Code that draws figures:
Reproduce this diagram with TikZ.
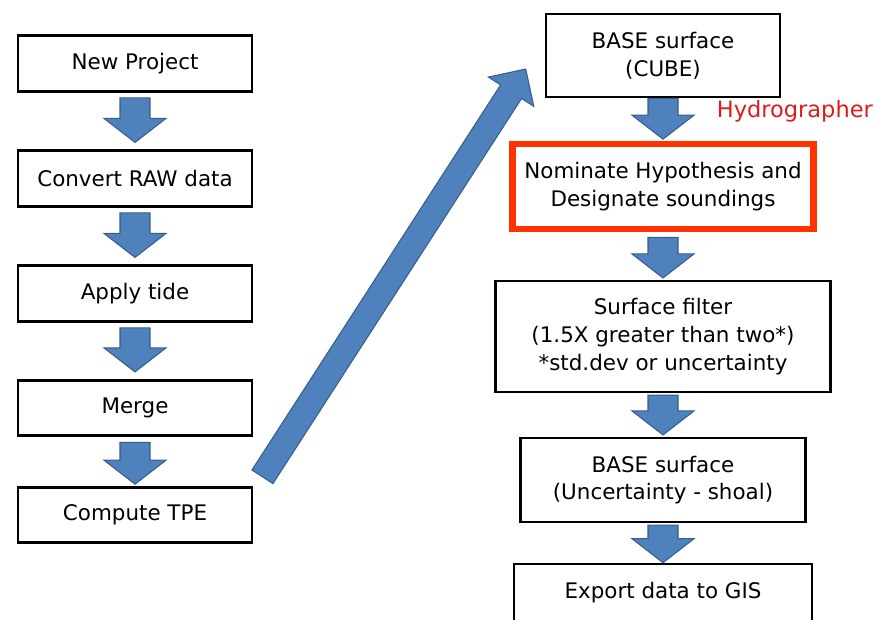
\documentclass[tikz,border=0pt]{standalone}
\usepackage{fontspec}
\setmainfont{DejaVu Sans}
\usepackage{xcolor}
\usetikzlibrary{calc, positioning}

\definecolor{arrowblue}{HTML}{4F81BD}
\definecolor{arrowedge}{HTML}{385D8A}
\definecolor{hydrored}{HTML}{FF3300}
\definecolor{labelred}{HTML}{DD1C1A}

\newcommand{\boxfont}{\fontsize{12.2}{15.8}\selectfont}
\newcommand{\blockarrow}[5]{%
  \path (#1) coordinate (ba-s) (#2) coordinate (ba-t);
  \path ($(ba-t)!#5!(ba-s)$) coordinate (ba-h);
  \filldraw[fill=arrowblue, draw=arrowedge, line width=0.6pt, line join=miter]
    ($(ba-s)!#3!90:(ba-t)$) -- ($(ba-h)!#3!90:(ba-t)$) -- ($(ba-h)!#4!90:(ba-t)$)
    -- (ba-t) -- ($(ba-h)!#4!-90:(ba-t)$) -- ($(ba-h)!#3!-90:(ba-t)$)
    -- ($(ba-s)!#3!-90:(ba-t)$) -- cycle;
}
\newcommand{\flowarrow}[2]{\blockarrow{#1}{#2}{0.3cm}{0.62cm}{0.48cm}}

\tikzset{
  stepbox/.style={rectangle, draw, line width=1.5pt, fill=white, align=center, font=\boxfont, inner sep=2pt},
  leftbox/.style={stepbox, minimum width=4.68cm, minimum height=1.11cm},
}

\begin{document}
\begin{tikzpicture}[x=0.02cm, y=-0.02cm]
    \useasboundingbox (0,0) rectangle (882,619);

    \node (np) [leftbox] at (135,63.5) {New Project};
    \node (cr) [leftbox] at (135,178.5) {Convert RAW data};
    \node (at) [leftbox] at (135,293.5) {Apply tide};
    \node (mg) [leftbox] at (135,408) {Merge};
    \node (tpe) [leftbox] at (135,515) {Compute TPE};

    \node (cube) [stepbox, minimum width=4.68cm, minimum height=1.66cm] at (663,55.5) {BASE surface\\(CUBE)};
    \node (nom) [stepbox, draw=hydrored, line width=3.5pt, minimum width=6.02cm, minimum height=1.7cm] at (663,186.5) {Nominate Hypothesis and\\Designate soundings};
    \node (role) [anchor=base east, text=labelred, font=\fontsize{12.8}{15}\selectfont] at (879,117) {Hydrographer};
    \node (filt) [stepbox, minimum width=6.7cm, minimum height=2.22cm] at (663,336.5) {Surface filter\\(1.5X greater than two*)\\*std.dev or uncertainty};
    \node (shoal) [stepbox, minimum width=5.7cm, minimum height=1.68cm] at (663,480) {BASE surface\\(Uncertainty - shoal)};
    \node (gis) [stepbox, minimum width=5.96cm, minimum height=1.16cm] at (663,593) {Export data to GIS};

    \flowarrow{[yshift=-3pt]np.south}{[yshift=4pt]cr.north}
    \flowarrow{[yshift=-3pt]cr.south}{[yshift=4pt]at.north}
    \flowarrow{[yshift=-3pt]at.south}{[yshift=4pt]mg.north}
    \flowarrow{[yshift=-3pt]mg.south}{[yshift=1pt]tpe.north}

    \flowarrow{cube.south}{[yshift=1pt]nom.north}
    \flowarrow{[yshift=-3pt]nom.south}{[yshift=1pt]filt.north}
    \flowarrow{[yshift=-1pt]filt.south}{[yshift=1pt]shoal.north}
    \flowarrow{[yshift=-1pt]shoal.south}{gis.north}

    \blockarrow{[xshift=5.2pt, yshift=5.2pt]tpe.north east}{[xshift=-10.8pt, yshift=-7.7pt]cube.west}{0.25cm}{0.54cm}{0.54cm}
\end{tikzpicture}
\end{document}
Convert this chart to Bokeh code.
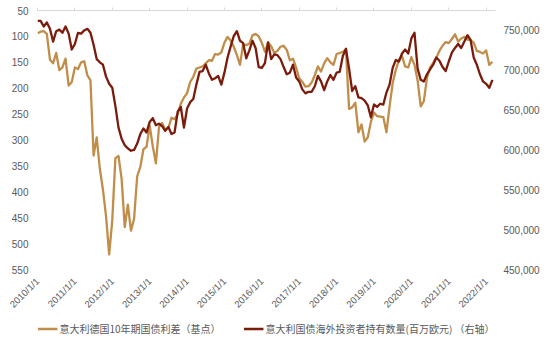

Written problem => Transcribe the entries above verbatim, omitting their pictures.

Solution below =>
Reproduce this diagram with TikZ.
\documentclass[tikz,border=0pt]{standalone}
\usepackage{fontspec}
\setmainfont{DejaVu Sans}
\usepackage{xcolor}
\usetikzlibrary{calc, positioning}

\definecolor{arrowblue}{HTML}{4F81BD}
\definecolor{arrowedge}{HTML}{385D8A}
\definecolor{hydrored}{HTML}{FF3300}
\definecolor{labelred}{HTML}{DD1C1A}

\newcommand{\boxfont}{\fontsize{12.2}{15.8}\selectfont}
\newcommand{\blockarrow}[5]{%
  \path (#1) coordinate (ba-s) (#2) coordinate (ba-t);
  \path ($(ba-t)!#5!(ba-s)$) coordinate (ba-h);
  \filldraw[fill=arrowblue, draw=arrowedge, line width=0.6pt, line join=miter]
    ($(ba-s)!#3!90:(ba-t)$) -- ($(ba-h)!#3!90:(ba-t)$) -- ($(ba-h)!#4!90:(ba-t)$)
    -- (ba-t) -- ($(ba-h)!#4!-90:(ba-t)$) -- ($(ba-h)!#3!-90:(ba-t)$)
    -- ($(ba-s)!#3!-90:(ba-t)$) -- cycle;
}
\newcommand{\flowarrow}[2]{\blockarrow{#1}{#2}{0.3cm}{0.62cm}{0.48cm}}

\tikzset{
  stepbox/.style={rectangle, draw, line width=1.5pt, fill=white, align=center, font=\boxfont, inner sep=2pt},
  leftbox/.style={stepbox, minimum width=4.68cm, minimum height=1.11cm},
}

\begin{document}
\begin{tikzpicture}[x=0.02cm, y=-0.02cm]
    \useasboundingbox (0,0) rectangle (882,619);

    \node (np) [leftbox] at (135,63.5) {New Project};
    \node (cr) [leftbox] at (135,178.5) {Convert RAW data};
    \node (at) [leftbox] at (135,293.5) {Apply tide};
    \node (mg) [leftbox] at (135,408) {Merge};
    \node (tpe) [leftbox] at (135,515) {Compute TPE};

    \node (cube) [stepbox, minimum width=4.68cm, minimum height=1.66cm] at (663,55.5) {BASE surface\\(CUBE)};
    \node (nom) [stepbox, draw=hydrored, line width=3.5pt, minimum width=6.02cm, minimum height=1.7cm] at (663,186.5) {Nominate Hypothesis and\\Designate soundings};
    \node (role) [anchor=base east, text=labelred, font=\fontsize{12.8}{15}\selectfont] at (879,117) {Hydrographer};
    \node (filt) [stepbox, minimum width=6.7cm, minimum height=2.22cm] at (663,336.5) {Surface filter\\(1.5X greater than two*)\\*std.dev or uncertainty};
    \node (shoal) [stepbox, minimum width=5.7cm, minimum height=1.68cm] at (663,480) {BASE surface\\(Uncertainty - shoal)};
    \node (gis) [stepbox, minimum width=5.96cm, minimum height=1.16cm] at (663,593) {Export data to GIS};

    \flowarrow{[yshift=-3pt]np.south}{[yshift=4pt]cr.north}
    \flowarrow{[yshift=-3pt]cr.south}{[yshift=4pt]at.north}
    \flowarrow{[yshift=-3pt]at.south}{[yshift=4pt]mg.north}
    \flowarrow{[yshift=-3pt]mg.south}{[yshift=1pt]tpe.north}

    \flowarrow{cube.south}{[yshift=1pt]nom.north}
    \flowarrow{[yshift=-3pt]nom.south}{[yshift=1pt]filt.north}
    \flowarrow{[yshift=-1pt]filt.south}{[yshift=1pt]shoal.north}
    \flowarrow{[yshift=-1pt]shoal.south}{gis.north}

    \blockarrow{[xshift=5.2pt, yshift=5.2pt]tpe.north east}{[xshift=-10.8pt, yshift=-7.7pt]cube.west}{0.25cm}{0.54cm}{0.54cm}
\end{tikzpicture}
\end{document}
Convert this chart to Bokeh code.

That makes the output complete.